The Idaho Spending Index serves to provide a fiscally conservative perspective on state budgeting while providing an unbiased measurement of how Idaho lawmakers apply these values to their voting behavior on appropriations bills. Each bill is analyzed within the context of the metrics below. They receive one (+1) point for each metric that is satisfied by freedom-focused policymaking and lose one (-1) point for each instance in which the inverse is true. The sum of these points composes the score for the bill.
Analyst: Niklas Kleinworth
Rating: +1
Bill Description: Senate Bill 1115 provides a supplemental appropriation of $1,309,400 to the State Appellate Public Defender for fiscal year 2023.
Does this budget contain hidden fund transfers or supplemental expenditures that work to enact new policy or are not valid emergency expenditures? Conversely, are fund transfers only made to stabilization funds or are supplemental requests only made in the interest of resolving valid fiscal emergencies?

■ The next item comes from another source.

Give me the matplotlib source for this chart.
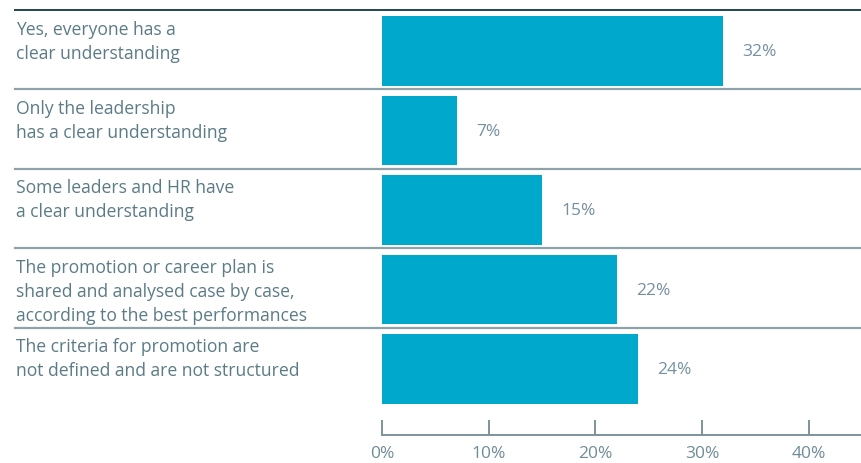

Senate Bill 1115 provides a supplemental appropriation to cover the costs associated with managing four capital cases. Three cases will require the department to hire outside counsel, including two new cases expected before June regarding the trials for Lori Vallow-Daybell and Chad Daybell. The need to hire outside counsel arose from a post-conviction conflict of interest. The original four cases were also not budgeted for in the original appropriation for the 2023 fiscal year because their prosecution was dependent on the United States Supreme Court’s ruling on Shinn v Ramirez (2022).
The nature of these cases was unexpected, making it impossible for the agency to plan for them when crafting their budget request to the governor in September of 2021. These expenses are valid emergency expenditures that constitute an appropriate use of a supplemental appropriation.